▸ Task data
* BEGIN *

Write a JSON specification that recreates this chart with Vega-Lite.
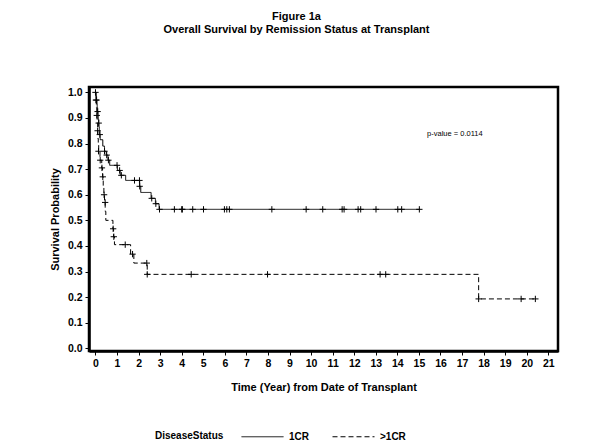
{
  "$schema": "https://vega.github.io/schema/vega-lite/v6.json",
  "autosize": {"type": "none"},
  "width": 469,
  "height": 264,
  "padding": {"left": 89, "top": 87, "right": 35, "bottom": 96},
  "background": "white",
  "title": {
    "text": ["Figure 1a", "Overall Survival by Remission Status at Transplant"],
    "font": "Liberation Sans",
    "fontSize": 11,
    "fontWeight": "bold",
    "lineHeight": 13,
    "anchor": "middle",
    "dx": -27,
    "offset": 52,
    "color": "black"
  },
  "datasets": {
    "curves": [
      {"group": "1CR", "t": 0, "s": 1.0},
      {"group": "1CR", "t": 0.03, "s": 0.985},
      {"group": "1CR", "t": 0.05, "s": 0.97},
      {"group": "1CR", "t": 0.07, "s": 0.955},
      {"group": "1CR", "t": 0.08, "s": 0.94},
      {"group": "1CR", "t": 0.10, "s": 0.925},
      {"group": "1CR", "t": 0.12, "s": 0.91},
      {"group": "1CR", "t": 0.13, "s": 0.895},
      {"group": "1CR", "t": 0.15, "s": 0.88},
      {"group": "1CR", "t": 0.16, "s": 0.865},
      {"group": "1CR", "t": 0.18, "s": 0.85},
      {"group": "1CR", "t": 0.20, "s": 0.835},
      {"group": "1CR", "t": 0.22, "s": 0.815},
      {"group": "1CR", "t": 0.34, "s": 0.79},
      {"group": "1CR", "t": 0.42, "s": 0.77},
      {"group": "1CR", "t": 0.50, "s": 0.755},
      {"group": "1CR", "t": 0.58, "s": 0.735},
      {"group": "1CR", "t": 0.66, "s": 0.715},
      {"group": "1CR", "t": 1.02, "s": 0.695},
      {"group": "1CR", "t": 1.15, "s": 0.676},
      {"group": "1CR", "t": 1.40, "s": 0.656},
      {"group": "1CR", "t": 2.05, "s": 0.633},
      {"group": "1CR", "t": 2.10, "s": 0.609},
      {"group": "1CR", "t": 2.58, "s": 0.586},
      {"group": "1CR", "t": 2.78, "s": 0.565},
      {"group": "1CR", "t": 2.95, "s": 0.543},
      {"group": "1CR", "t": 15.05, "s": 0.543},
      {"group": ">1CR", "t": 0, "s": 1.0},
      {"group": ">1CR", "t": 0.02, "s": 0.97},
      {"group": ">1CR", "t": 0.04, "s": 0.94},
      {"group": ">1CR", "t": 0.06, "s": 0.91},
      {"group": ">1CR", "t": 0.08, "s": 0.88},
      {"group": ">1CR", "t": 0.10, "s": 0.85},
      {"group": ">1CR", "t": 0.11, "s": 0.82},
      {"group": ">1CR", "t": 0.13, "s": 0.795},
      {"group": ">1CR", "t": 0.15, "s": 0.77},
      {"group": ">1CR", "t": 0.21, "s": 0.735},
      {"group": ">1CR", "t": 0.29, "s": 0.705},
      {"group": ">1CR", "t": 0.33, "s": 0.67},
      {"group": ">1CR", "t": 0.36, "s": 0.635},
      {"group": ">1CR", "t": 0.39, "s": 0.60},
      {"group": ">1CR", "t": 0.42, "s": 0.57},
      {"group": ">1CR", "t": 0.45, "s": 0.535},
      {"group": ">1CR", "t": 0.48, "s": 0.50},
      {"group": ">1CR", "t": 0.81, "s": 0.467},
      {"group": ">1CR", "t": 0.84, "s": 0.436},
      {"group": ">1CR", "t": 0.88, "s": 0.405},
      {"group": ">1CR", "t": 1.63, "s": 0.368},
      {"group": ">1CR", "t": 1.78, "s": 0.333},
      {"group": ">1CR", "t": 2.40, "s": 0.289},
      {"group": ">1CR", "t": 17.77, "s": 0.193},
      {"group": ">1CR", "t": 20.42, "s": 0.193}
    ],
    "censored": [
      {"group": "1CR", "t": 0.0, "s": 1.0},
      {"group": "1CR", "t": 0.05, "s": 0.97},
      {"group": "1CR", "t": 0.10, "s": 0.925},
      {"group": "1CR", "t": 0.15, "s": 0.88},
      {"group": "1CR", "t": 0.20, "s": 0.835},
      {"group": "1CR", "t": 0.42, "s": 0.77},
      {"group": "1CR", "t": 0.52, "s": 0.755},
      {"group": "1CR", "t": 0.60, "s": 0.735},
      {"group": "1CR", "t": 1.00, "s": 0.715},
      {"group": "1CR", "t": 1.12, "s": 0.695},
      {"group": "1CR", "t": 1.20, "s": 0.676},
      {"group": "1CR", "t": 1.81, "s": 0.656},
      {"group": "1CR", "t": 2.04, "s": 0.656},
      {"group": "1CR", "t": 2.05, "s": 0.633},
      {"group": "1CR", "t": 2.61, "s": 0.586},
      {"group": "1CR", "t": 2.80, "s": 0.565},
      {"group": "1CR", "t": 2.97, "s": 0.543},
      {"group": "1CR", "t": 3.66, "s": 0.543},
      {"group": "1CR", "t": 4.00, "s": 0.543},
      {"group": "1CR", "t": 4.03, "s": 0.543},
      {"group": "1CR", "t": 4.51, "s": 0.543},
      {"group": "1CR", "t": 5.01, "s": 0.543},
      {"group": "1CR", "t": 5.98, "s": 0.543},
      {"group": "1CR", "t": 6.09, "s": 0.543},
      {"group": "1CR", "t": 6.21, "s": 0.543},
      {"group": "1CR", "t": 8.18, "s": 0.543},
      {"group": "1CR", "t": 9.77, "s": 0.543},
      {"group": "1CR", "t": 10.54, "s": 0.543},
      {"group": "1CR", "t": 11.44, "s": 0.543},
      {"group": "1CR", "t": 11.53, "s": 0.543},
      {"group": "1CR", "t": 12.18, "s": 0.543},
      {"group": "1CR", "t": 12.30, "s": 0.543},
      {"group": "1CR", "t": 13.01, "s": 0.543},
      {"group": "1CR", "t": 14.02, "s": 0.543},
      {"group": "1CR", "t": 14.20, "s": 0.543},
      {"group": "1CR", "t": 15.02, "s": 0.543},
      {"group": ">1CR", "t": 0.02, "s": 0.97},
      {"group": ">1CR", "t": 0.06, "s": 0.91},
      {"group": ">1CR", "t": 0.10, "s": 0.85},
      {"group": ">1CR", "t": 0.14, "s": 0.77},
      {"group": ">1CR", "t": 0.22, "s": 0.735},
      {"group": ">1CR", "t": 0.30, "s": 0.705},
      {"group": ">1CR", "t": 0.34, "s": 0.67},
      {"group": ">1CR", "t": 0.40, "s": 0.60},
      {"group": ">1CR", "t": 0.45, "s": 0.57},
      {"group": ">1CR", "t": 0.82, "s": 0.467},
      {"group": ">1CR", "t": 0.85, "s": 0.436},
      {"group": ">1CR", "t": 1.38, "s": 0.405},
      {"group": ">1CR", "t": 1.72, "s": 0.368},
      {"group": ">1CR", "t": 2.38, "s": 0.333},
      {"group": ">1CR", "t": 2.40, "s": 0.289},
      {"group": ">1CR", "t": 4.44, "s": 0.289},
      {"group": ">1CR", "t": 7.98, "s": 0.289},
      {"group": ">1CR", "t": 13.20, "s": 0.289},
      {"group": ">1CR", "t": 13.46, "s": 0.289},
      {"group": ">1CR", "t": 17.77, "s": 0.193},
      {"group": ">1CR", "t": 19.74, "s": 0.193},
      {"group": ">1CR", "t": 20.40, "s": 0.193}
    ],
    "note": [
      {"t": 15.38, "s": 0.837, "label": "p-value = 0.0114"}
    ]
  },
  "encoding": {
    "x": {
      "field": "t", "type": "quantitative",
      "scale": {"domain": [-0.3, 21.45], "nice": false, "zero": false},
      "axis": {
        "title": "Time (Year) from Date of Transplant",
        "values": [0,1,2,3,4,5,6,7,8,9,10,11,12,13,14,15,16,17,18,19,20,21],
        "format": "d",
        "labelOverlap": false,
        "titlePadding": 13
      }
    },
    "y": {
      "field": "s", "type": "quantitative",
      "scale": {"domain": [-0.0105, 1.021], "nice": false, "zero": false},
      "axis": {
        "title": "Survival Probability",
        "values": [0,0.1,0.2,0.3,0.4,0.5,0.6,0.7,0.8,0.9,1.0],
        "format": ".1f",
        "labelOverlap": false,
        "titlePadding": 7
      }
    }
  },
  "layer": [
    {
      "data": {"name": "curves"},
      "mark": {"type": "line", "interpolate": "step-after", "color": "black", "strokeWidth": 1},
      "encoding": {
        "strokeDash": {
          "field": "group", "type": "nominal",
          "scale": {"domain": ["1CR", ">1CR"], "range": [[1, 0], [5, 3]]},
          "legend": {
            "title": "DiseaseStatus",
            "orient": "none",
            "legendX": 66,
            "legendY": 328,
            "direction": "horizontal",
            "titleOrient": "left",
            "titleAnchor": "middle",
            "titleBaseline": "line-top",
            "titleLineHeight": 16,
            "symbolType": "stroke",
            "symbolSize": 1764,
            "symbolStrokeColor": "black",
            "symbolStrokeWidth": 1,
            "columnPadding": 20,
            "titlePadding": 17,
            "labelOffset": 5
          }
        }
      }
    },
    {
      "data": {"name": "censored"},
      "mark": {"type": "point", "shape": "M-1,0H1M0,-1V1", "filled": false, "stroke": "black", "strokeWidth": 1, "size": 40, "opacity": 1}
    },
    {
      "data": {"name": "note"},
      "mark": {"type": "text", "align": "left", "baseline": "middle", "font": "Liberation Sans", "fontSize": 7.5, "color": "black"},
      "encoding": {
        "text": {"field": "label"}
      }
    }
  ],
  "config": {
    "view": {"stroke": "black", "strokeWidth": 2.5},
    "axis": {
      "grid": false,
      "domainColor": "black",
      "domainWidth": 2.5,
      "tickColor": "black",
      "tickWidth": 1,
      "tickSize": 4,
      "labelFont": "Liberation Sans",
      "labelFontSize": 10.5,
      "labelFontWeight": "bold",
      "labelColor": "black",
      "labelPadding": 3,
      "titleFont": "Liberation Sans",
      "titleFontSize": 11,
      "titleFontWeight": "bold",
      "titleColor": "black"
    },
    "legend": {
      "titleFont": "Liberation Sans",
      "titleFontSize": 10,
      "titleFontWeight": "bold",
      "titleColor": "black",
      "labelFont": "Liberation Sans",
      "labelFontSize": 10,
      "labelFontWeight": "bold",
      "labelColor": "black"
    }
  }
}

* END *
* BEGIN *

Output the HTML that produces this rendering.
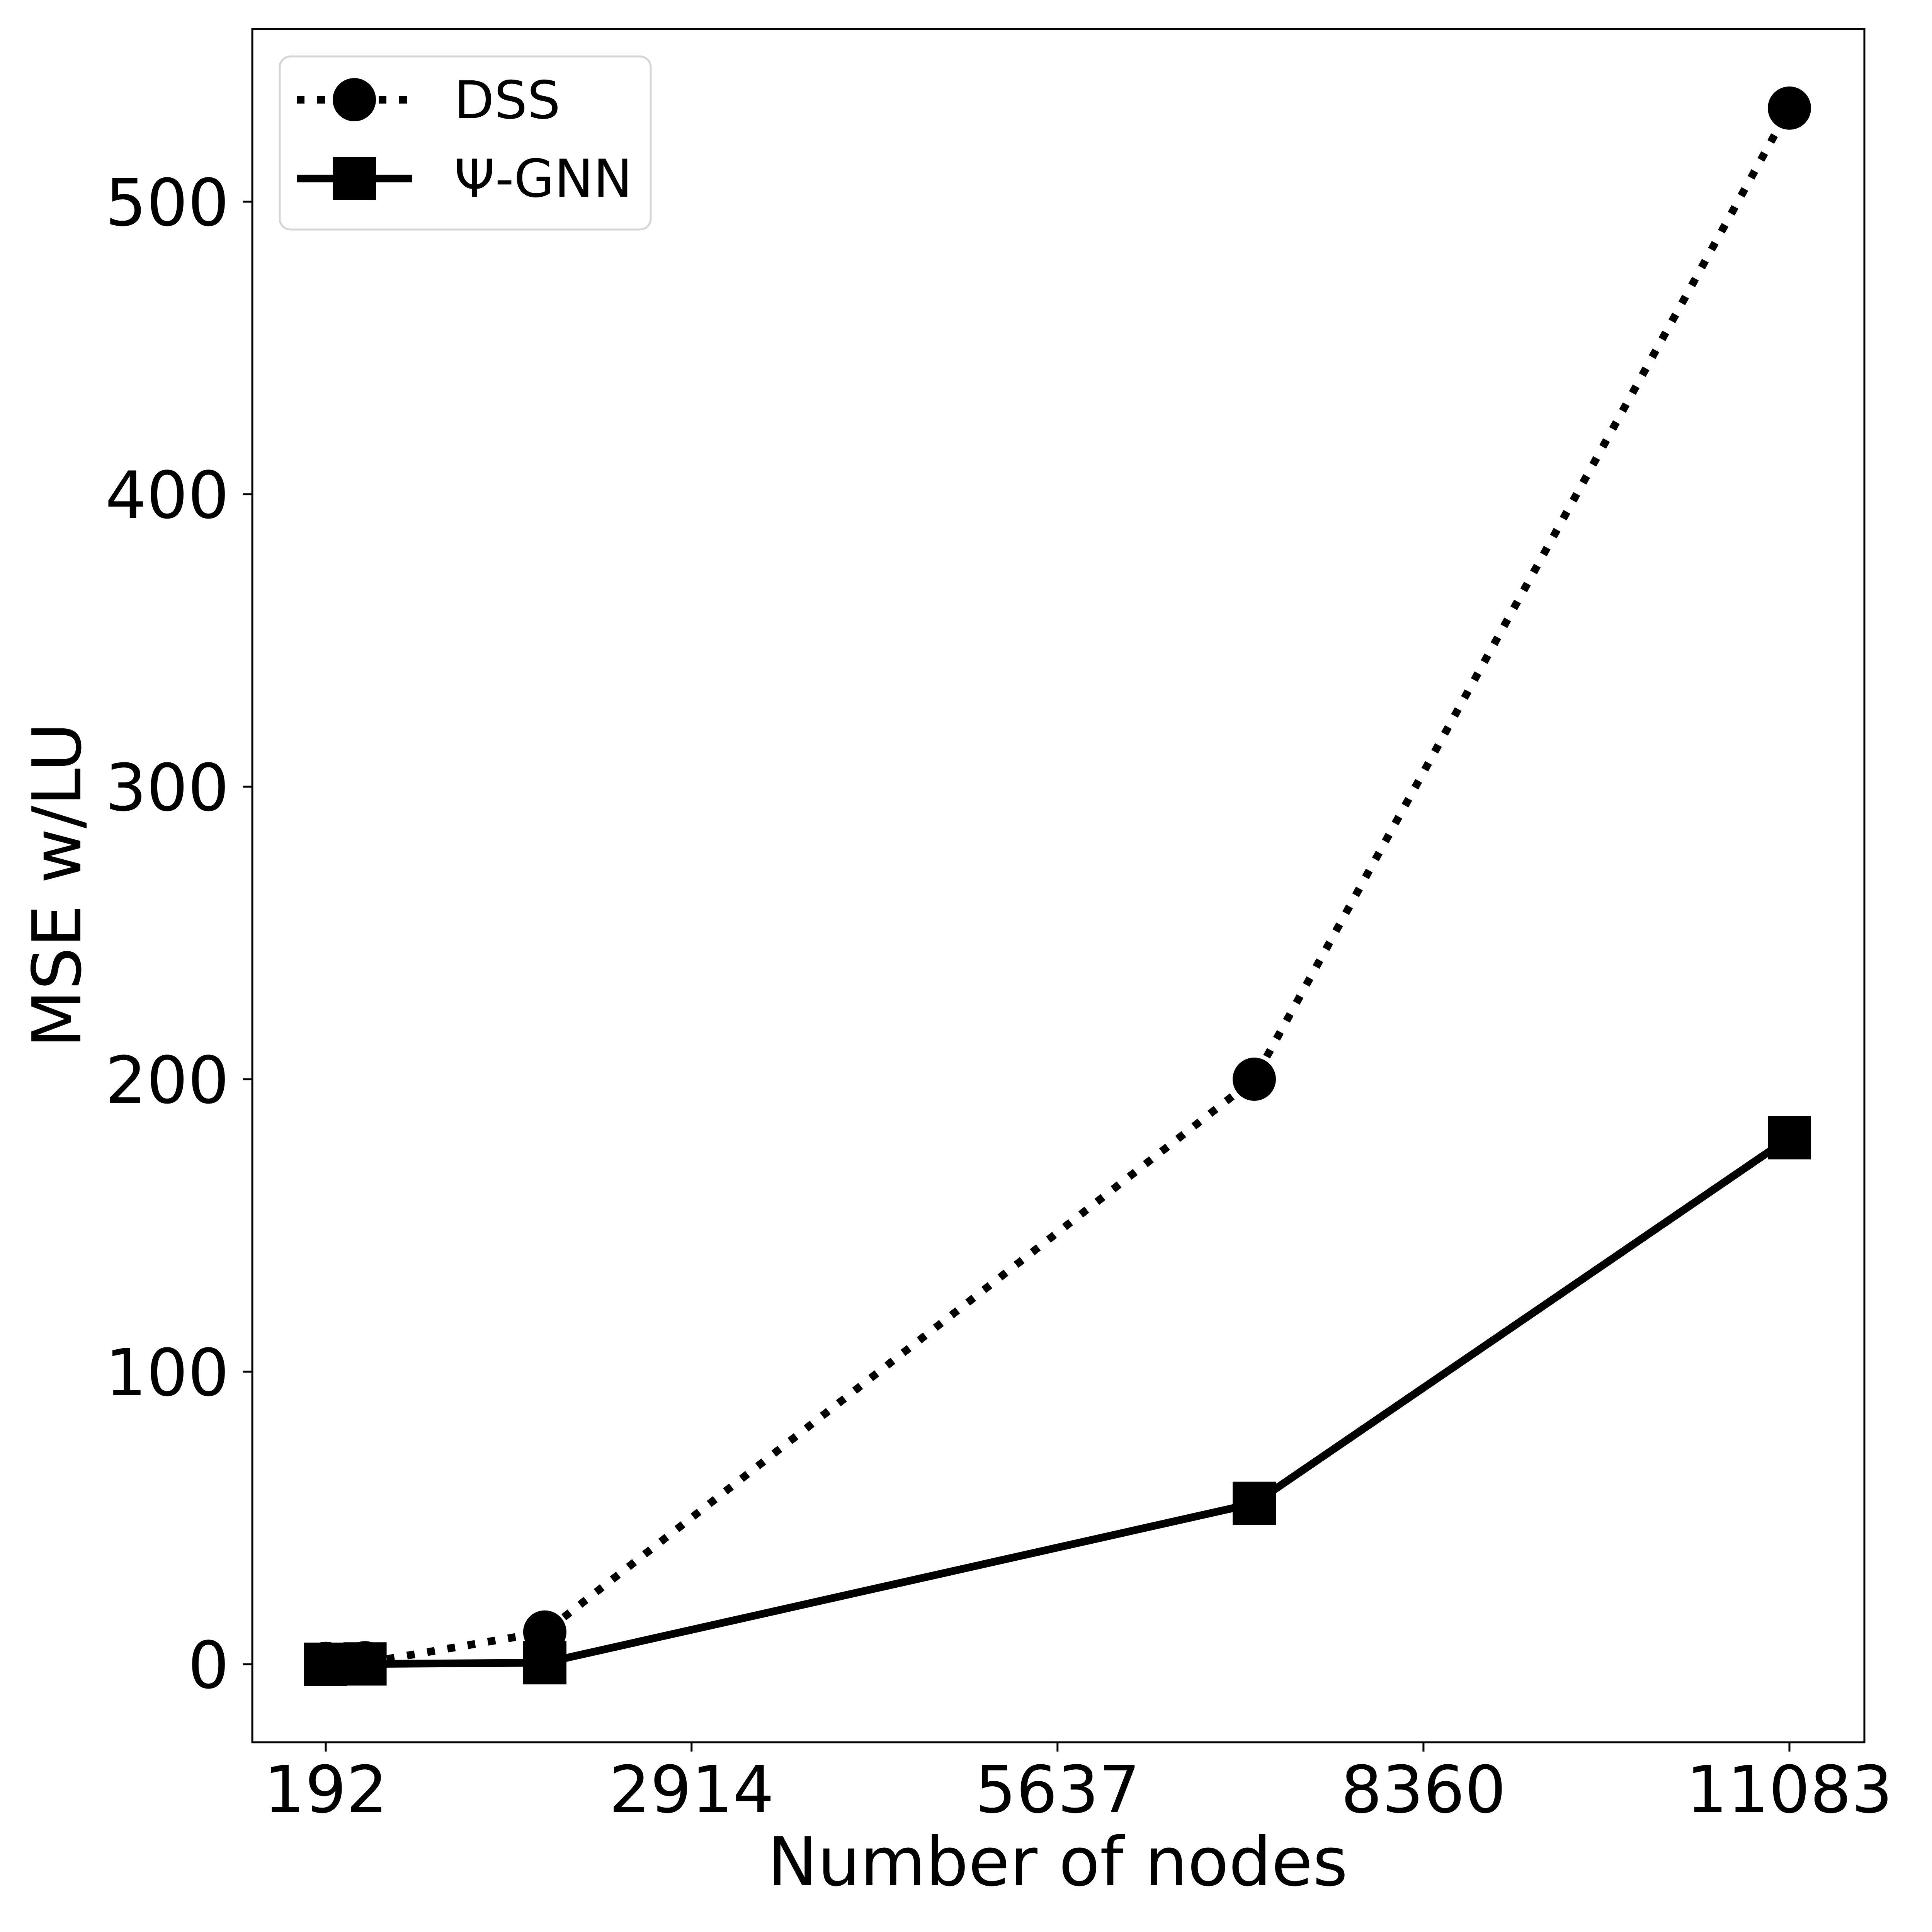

* END *

▸ Exercise details
In the records above, locate every line with the string "this" and copy it.

▸ Answer in full
Write a JSON specification that recreates this chart with Vega-Lite.
Output the HTML that produces this rendering.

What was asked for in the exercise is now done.